**Problem requirements**
Leave out all pictures and give back precisely the lines from the line with "Give me the Chart.js source for this chart." to the line with "const toPts = (ys)", including those two lines.

**Working data**

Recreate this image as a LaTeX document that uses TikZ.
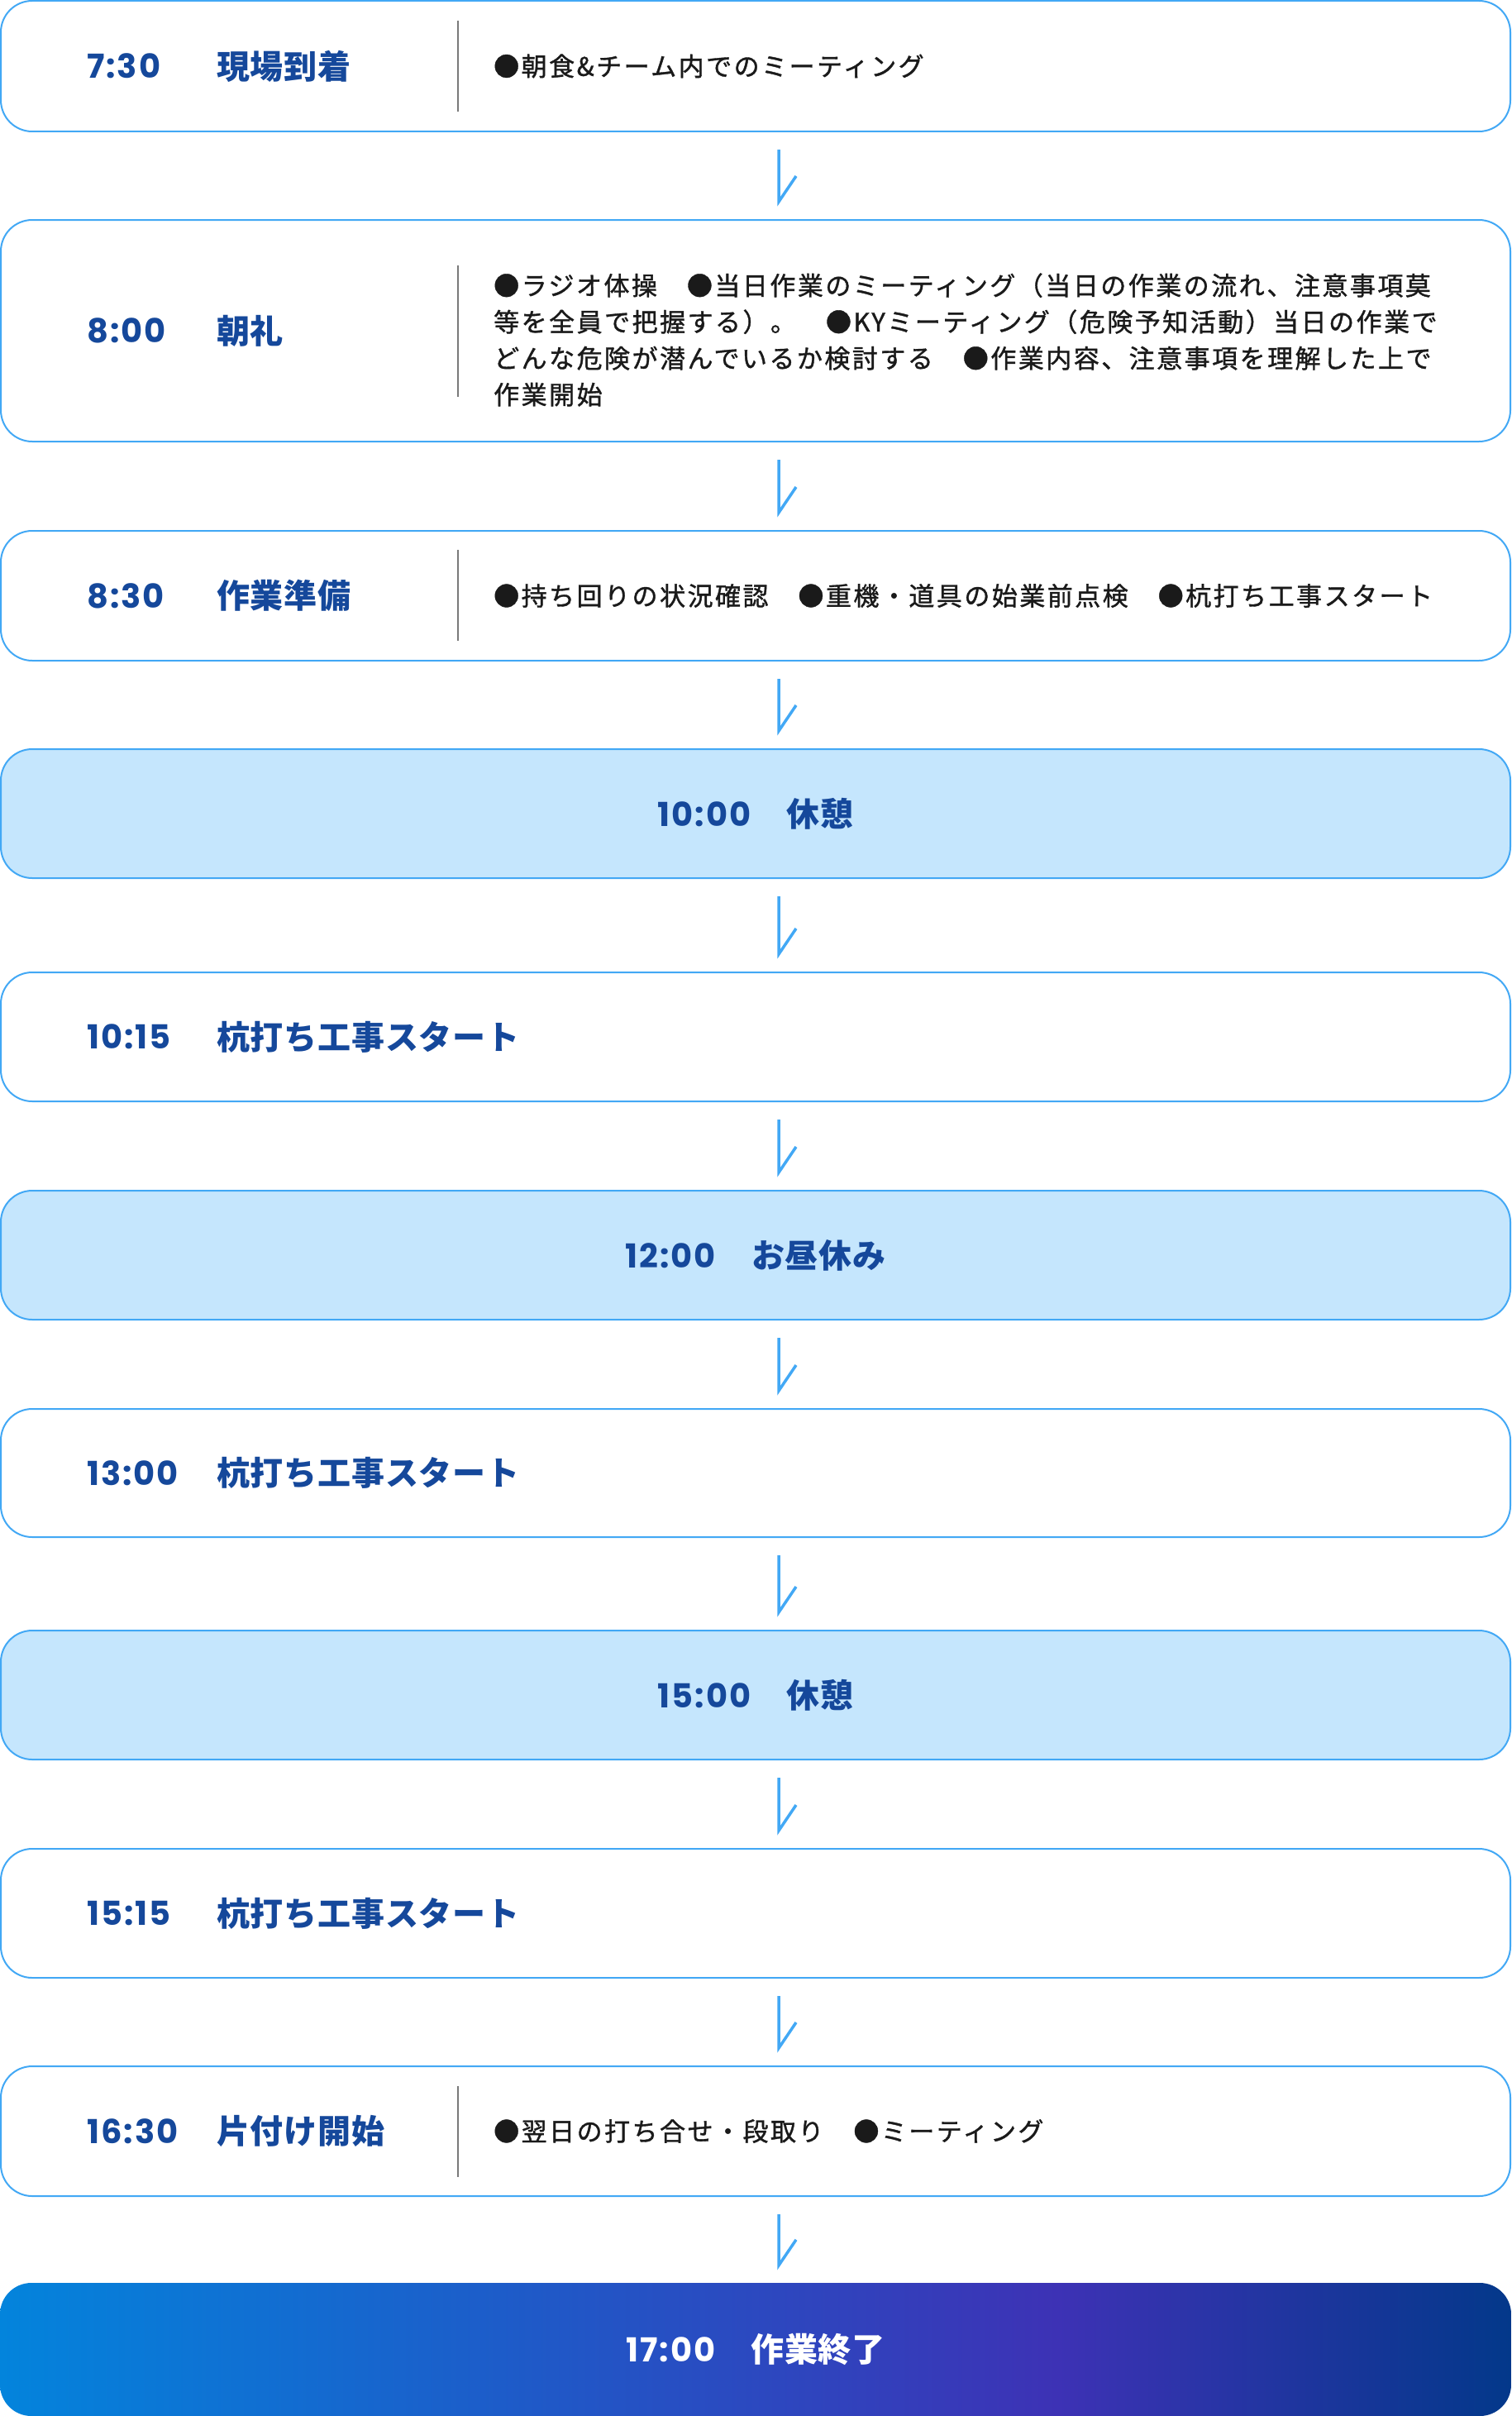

---

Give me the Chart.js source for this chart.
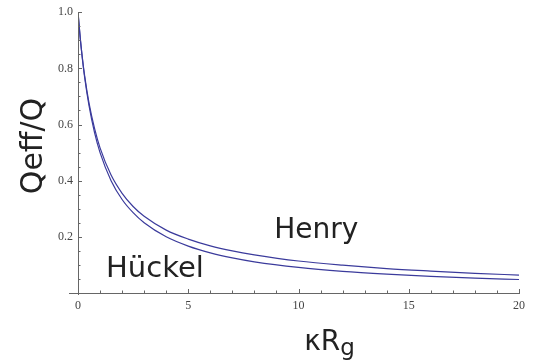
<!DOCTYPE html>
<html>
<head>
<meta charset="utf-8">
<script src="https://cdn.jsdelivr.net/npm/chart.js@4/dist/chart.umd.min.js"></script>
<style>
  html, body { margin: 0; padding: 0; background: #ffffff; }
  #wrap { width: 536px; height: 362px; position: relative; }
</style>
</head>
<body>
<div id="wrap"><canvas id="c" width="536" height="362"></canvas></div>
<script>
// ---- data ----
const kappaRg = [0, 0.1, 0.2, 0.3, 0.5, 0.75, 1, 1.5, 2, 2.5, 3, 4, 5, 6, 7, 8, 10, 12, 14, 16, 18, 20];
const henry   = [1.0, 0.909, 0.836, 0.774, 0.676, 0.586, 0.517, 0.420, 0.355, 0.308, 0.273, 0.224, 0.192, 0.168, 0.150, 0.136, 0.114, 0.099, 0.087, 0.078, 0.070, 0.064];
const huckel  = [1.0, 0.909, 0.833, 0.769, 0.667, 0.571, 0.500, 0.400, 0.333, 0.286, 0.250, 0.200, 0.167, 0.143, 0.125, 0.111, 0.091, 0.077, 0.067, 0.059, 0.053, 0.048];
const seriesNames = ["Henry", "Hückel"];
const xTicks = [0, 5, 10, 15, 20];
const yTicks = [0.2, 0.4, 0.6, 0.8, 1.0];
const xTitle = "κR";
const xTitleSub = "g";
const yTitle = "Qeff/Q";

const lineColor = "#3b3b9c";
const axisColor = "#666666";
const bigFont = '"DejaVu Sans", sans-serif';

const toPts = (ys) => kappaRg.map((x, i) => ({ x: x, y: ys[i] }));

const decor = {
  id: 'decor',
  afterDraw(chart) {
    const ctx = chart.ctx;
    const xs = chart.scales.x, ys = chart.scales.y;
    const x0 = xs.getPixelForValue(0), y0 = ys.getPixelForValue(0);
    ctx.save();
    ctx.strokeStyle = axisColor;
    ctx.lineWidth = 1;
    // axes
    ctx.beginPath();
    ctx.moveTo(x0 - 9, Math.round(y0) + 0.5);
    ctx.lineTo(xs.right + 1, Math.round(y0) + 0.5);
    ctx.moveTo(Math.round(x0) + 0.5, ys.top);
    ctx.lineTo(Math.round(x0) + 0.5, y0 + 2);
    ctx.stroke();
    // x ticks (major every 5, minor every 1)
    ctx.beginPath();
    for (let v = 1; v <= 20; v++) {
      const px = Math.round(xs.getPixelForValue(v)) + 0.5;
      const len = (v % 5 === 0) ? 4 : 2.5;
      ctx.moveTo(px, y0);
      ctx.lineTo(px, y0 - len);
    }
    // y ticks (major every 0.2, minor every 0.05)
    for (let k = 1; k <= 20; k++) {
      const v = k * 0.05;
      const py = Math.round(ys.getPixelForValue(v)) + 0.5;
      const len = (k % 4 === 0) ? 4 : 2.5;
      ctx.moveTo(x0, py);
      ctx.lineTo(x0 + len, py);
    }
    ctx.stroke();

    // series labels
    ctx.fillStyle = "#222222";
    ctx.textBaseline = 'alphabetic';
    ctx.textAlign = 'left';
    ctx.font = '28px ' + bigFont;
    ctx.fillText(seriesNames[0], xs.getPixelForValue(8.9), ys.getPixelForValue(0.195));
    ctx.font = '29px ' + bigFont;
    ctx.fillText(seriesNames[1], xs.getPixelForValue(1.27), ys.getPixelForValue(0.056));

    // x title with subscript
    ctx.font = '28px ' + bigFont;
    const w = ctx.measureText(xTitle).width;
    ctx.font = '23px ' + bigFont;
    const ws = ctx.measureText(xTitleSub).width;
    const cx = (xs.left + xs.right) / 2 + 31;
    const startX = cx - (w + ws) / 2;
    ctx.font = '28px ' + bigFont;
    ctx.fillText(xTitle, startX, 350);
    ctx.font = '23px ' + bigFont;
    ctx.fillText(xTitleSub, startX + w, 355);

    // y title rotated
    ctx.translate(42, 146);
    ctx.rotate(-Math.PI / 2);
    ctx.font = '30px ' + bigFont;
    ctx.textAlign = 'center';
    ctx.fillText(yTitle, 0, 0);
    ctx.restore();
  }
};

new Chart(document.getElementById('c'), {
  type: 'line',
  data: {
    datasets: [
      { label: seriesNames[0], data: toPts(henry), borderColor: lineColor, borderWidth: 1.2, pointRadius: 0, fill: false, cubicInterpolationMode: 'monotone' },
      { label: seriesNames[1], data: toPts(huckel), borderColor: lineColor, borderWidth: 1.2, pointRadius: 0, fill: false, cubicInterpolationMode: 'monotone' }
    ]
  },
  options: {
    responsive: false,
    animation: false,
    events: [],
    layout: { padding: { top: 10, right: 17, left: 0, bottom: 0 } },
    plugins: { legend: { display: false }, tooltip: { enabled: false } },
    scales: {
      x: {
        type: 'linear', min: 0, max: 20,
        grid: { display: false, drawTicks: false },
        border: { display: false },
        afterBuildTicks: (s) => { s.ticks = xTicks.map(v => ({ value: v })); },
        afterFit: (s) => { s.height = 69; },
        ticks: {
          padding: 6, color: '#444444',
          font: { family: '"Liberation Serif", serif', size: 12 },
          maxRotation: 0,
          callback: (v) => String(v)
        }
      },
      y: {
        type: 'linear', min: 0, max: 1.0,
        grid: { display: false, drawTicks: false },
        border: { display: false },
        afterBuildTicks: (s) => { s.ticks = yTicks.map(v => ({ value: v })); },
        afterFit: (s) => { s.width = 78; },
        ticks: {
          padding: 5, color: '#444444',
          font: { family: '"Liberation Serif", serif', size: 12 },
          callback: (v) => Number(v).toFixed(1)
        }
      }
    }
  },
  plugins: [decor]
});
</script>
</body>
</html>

**Result for this exercise**
Give me the Chart.js source for this chart.
<!DOCTYPE html>
<html>
<head>
<meta charset="utf-8">
<script src="https://cdn.jsdelivr.net/npm/chart.js@4/dist/chart.umd.min.js"></script>
<style>
  html, body { margin: 0; padding: 0; background: #ffffff; }
  #wrap { width: 536px; height: 362px; position: relative; }
</style>
</head>
<body>
<div id="wrap"><canvas id="c" width="536" height="362"></canvas></div>
<script>
// ---- data ----
const kappaRg = [0, 0.1, 0.2, 0.3, 0.5, 0.75, 1, 1.5, 2, 2.5, 3, 4, 5, 6, 7, 8, 10, 12, 14, 16, 18, 20];
const henry   = [1.0, 0.909, 0.836, 0.774, 0.676, 0.586, 0.517, 0.420, 0.355, 0.308, 0.273, 0.224, 0.192, 0.168, 0.150, 0.136, 0.114, 0.099, 0.087, 0.078, 0.070, 0.064];
const huckel  = [1.0, 0.909, 0.833, 0.769, 0.667, 0.571, 0.500, 0.400, 0.333, 0.286, 0.250, 0.200, 0.167, 0.143, 0.125, 0.111, 0.091, 0.077, 0.067, 0.059, 0.053, 0.048];
const seriesNames = ["Henry", "Hückel"];
const xTicks = [0, 5, 10, 15, 20];
const yTicks = [0.2, 0.4, 0.6, 0.8, 1.0];
const xTitle = "κR";
const xTitleSub = "g";
const yTitle = "Qeff/Q";

const lineColor = "#3b3b9c";
const axisColor = "#666666";
const bigFont = '"DejaVu Sans", sans-serif';

const toPts = (ys) => kappaRg.map((x, i) => ({ x: x, y: ys[i] }));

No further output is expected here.